夏目漱石の小説「坊っちゃん」の中でターナー島と名付けられる島が出てきます。
主人公の’’坊っちゃん’’、教頭の’’赤シャツ’’、教頭の太鼓持ち’’野だ’’の三人が釣りに行った場面にて
向こう側を見ると青島が浮いている。これは人の住まない島だそうだ。よく見ると石と松ばかりだ。なるほど石と松ばかりじゃ住めっこない。
赤シャツは、しきりに眺望していい景色だと言っている。野だは絶景でげすと言っている。絶景だかなんだか知らないが、いい心持ちに相違ない。ひろびろとした海の上で、潮風に吹かれるのも薬だと思った。
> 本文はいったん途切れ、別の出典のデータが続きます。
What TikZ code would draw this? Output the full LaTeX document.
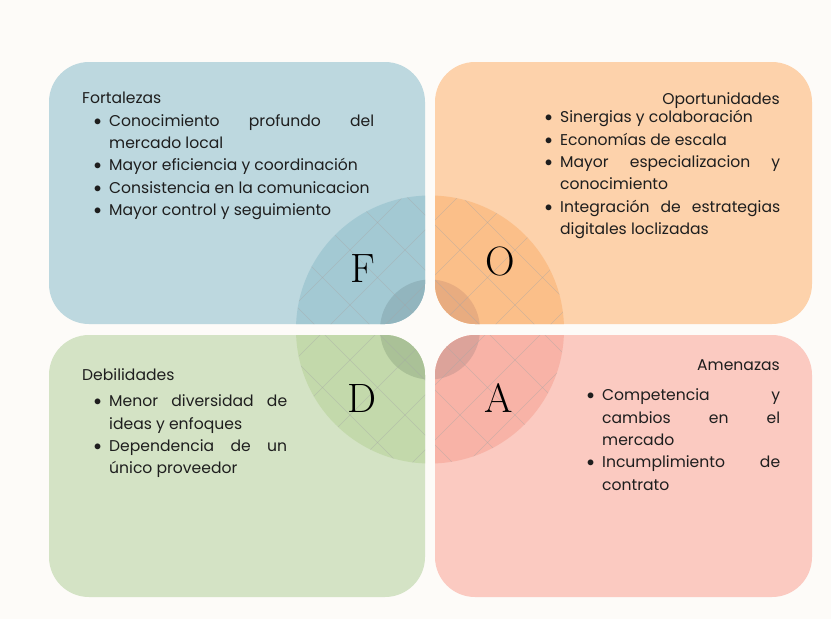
\documentclass[tikz,border=0pt]{standalone}
\usepackage{fontspec}
\newfontfamily\bodyfont{Poppins}
\newfontfamily\dotfont{Lato}
\usetikzlibrary{positioning}
\definecolor{fodabg}{HTML}{FDFBF8}
\definecolor{inktext}{HTML}{1E1E1E}
\definecolor{fcol}{HTML}{BDD8DF}
\definecolor{fdisk}{HTML}{A3C9D3}
\definecolor{fcore}{HTML}{92B5BE}
\definecolor{ocol}{HTML}{FDD2AB}
\definecolor{odisk}{HTML}{FBBF89}
\definecolor{ocore}{HTML}{E8AC80}
\definecolor{dcol}{HTML}{D4E3C5}
\definecolor{ddisk}{HTML}{C3D9AB}
\definecolor{dcore}{HTML}{AAC197}
\definecolor{acol}{HTML}{FBCAC1}
\definecolor{adisk}{HTML}{F8B3A7}
\definecolor{acore}{HTML}{DCA39A}
\hyphenpenalty=10000
\exhyphenpenalty=10000
\tolerance=10000
\newcommand{\fitem}[1]{\noindent\hangindent=16pt\hangafter=1\hbox to 16pt{\hfil{\dotfont\textbullet}\hskip 7pt}#1\par}

\begin{document}
\begin{tikzpicture}[x=1pt,y=-1pt,
    head/.style={font=\bodyfont\fontsize{15.6}{22.4}\selectfont,text=inktext,inner sep=0pt},
    items/.style={font=\bodyfont\fontsize{15.6}{22.4}\selectfont,text=inktext,inner sep=0pt,align=justify,anchor=base west},
    letter/.style={font=\fontsize{41}{41}\selectfont,anchor=base},
    gridline/.style={gray!70,opacity=0.45,line width=0.6pt}]
      \fill[fodabg] (0,0) rectangle (831,619);
      \useasboundingbox (0,0) rectangle (831,619);
      \begin{scope}[rounded corners=40pt]
        \fill[fcol] (49,62) rectangle (425,324);
        \fill[ocol] (435,62) rectangle (812,324);
        \fill[dcol] (49,335) rectangle (425,597);
        \fill[acol] (435,335) rectangle (812,597);
      \end{scope}
      \foreach \xa/\ya/\xb/\yb/\q in {49/62/425/324/f,435/62/812/324/o,49/335/425/597/d,435/335/812/597/a} {
        \begin{scope}
          \clip[rounded corners=40pt] (\xa,\ya) rectangle (\xb,\yb);
          \fill[\q disk] (430,329.5) circle[radius=134];
          \fill[\q core] (430,329.5) circle[radius=50];
          \clip (430,329.5) circle[radius=134];
          \foreach \m in {-5,...,5}
            \draw[gridline] ({100+55*\m+190},190) -- ({100+55*\m+470},470); % falling lines
          \foreach \k in {-2,...,8}
            \draw[gridline] ({600+55*\k-190},190) -- ({600+55*\k-470},470); % rising lines
        \end{scope}
      }
      \begin{scope}
        \node[letter] (fl) at (363,282) {F};
        \node[letter] (ol) at (500,275.5) {O};
        \node[letter] (dl) at (362,412) {D};
        \node[letter] (al) at (499,412) {A};
      \end{scope}
      \begin{scope}
        \node[head,anchor=base west] (fhead) at (82,103) {Fortalezas};
        \node[items,text width=281pt] (flist) at (93,126) {%
          \fitem{Conocimiento profundo del\linebreak mercado local}
          \fitem{Mayor eficiencia y coordinación}
          \fitem{Consistencia en la comunicacion}
          \fitem{Mayor control y seguimiento}};
        \node[head,anchor=base east] (ohead) at (780,104) {Oportunidades};
        \node[items,text width=236pt] (olist) at (544,122.7) {%
          \fitem{Sinergias y colaboración}
          \fitem{Economías de escala}
          \fitem{Mayor especializacion y\linebreak conocimiento}
          \fitem{Integración de estrategias\linebreak digitales loclizadas}};
        \node[head,anchor=base west] (dhead) at (82,380) {Debilidades};
        \node[items,text width=194pt] (dlist) at (93,406.7) {%
          \fitem{Menor diversidad de\linebreak ideas y enfoques}
          \fitem{Dependencia de un\linebreak único proveedor}};
        \node[head,anchor=base east] (ahead) at (780,370.7) {Amenazas};
        \node[items,text width=194pt] (alist) at (586,400.7) {%
          \fitem{Competencia y\linebreak cambios en el\linebreak mercado}
          \fitem{Incumplimiento de\linebreak contrato}};
      \end{scope}
    \end{tikzpicture}
\end{document}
いやに腹が減る。
「あの松をみたまえ、幹がまっすぐで、上が傘のように開いてターナーの絵にありそうだね」
と赤シャツが野だに言う。野だは
「全くターナーですね。どうもあの曲がり具合ったらありませんね。ターナーそっくりですよ」と心得顔である。
ターナーとは何のことだか知らないが、聞かないでも困らないことだから黙っていた。
舟は島を右に見てぐるりと回った。波は全くない。これで海だとは受け取りにくいほど平らだ。赤シャツのおかげではなはだ愉快だ。できることならあの島の上へ上がってみたいと思ったから、あの岩のある所へは舟はつけられないんですかと聞いてみた。
つけられんこともないですが、釣りをするには。あまり岸じゃいけないですと赤シャツが異議を申し立てた。おれは黙ってた。
すると野だがどうです教頭、これからあの島をターナー島と名づけようじゃありませんかとよけいな発議をした。
赤シャツはそいつはおもしろい。われわれはこれからそう言おうと賛成した。「坊っちゃん」より引用
会話内でしきりに出てくるターナーというのはイギリスの画家で、’’ジョゼフ・マロード・ウイリアム・ターナー’’といいます。
そして’’ターナーの絵’’というのは1830年代に描かれた作品「金枝」です。
確かに「金枝」には松が描かれており、イギリス・ロンドンに留学していた漱石がターナーを知らないわけもなく、’’ターナー’’という言葉で坊っちゃん達が見ている景色を上手に書き表しています。
四十島は高さ18m、周囲は135mで3つの岩礁から形成される島です。
昔から島にはクロマツが群生していましたが、1977年にマツクイムシによって全滅してしまいます。
再生不可能と多方面から言われていましたが、有志の努力によって無理と言われた松の再生に成功して現在は20本ほどの松が自生しています。
愛媛県松山出身の俳人、正岡子規も四十島の松に関しての俳句をいくつか呼んでいます。